In my 20s and early 30s, before I had kids tumbling in, metaphorically—and sometimes actually—clanging cymbals and shaking me awake before I had time to properly get up, I used to think of three things I was grateful for, before I started my day. It was an idea that I had heard someone suggest on a radio station several thousand moons ago.
These small moments carried me through some difficult times, some grief and even some real livelihood and family challenges. I later realized it was a kind of Reb Nachman-style prayer that I had developed on my own, praising God in my own words during the quietest time of my day. But I found that gratitude doesn’t only work for the religious among us.
Today, in this surreal news cycle that causes real panic attacks, many Americans feel they have no choice but to protest the status quo. Many Americans also fear that the police can’t or don’t have the resources to respond to escalating violence in these protests. Many Americans also have real concern that the pandemic’s aftereffects are doing irreparable damage to our society and childrens’ mental health.
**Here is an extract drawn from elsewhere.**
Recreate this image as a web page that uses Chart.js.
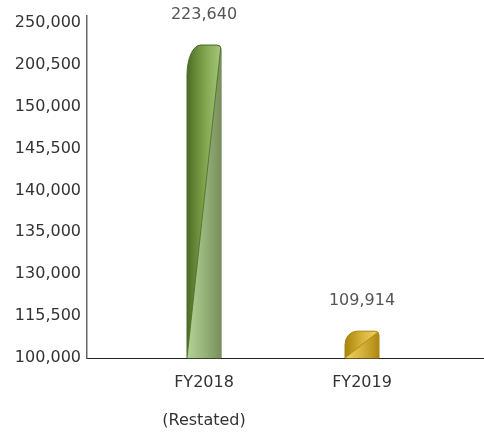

With these ideas at the forefront of my mind, I have dug deeper into gratitude. I have been trying to see everything we do and everything we say to one another through a more aggressive and turbo-charged lens of gratitude. One thing that appears constant to me, that we have tried to portray each and every week in this newspaper, is that it is a fact that there are still good people in the world.
Like Mr. Rogers, Anne Tyler, Anne Frank, the Lubavitcher Rebbe and many others, it seems even more important than ever to seek out the positivity in our worlds, to “look for the helpers” amid every disaster. It’s also important to “see the positives” in American history and understand the idea that iconoclasm, literally the idea that everything from the past has been corrupted by current happenings and must be changed, is not a great environment in which families and individuals can exist in safety. This idea is expanded on in a book I read last year called “Social Vision: The Lubavitcher Rebbe’s Transformative Paradigm for the World,” by Philip Wexler, and another volume called “Positivity Bias: Practical Wisdom for Positive Living Inspired by the Life and Teachings of The Lubavitcher Rebbe,” by Mendel Kalmenson.
Like during the Vietnam War protests and the Cuban missile crisis, there is still and always has been a need for us, despite strong emotions, to keep the peace, to value our peacekeepers, to add levity to our surroundings, to be kind to others and to do our parts to stand for calmness, creativity and resourcefulness. It is not time to throw out the baby with the bathwater and “defund the police.”
This spring and summer’s societal unrest and increasingly divisive, racially charged political field that has followed the pandemic lockdown requires a real response that I am not finding in many news sources. I know many will pooh-pooh this as an over-simplified idea, but I ask them to reconsider. Many people feel that having gratitude for what we find and identify as good in the world, and applauding “those who help,” are literally the only ideas that ease our minds in these raucous times.
The questions of what ails our society for me are not “Who is at fault?” or “What people need to be punished for this injustice?” or “What statue should we pull down next?,” but “Who is rising up despite circumstances?” “Who is spending time comforting others?” and “What have I done lately for the carers among us?”
I don’t believe that this is my innate privilege speaking. I don’t believe any overarching “systems” are at fault for our society’s screams right now. I believe that all human beings have the capacity for greatness and kindness, and all human beings have the capacity to rise beyond their circumstances. But it does depend on how one sees the world; I believe it works best with a lens of gratitude.